The map from the British Library was the oldest of those stolen
Edward Forbes Smiley III pleaded guilty at a court in Connecticut and faces up to six years in prison.
The 50-year-old was arrested in 2005 after a razor blade was found at Yale University, where he looked at books.
A world map from 1520 from the British Library was among 97 maps he admitted taking over an eight-year period.
Smiley, who will be sentenced in September, also faces a fine of up to $1.7m (£860,000).
He pleaded guilty to one count of theft of a major artwork in connection with the theft of a map from Yale University and also admitted stealing the other maps.
When police had confronted him they found seven maps worth nearly $1m (£500,000) hidden in his pockets and briefcase.
His arrest sparked a global FBI investigation in which agents emailed curators asking them to check their collections for gaps.
At British Library in London, curators discovered they were missing three maps, but only one was among those he admitted taking.

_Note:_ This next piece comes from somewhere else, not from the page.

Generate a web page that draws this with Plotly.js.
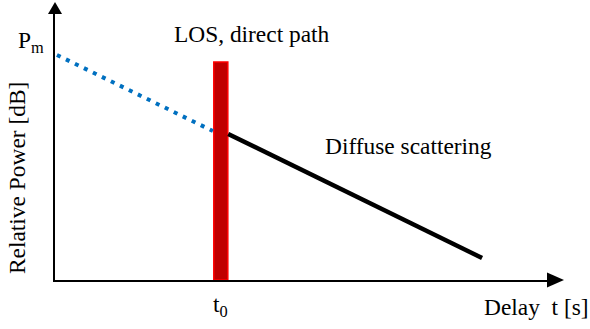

The map, by German mathematician and cartographer Peter Apian, was cut from a book called Ioannis Camertis Minoritani and is the oldest of the maps Smiley admitted removing.
It has since been recovered, along with most of the other maps, in a global hunt which involved Scotland Yard.
Smiley had sold most of the stolen maps to private dealers or collectors, the US Department of Justice said.
Last August the British Library's head of map collections, Peter Barber, told the Hartford Courant newspaper Smiley's case had been particularly unsettling because he came from the close-knit world of map collectors.
"In the past, the people who've stolen maps have been mainly outsiders - not properly professional," he said.
"Forbes Smiley is disturbing because he is a member of the inner circle."
Smiley's lawyer Richard Reeve said his client was planning to sell his homes on Martha's Vineyard and in Maine to pay the fine.
"It is in effect a decision by Mr Smiley, having done very bad acts against people and institutions who he liked, respected and worked with for a number of years, to make them whole for the damage he has done," he said.
Smiley's other victims included Harvard University library and the New York and Boston public libraries.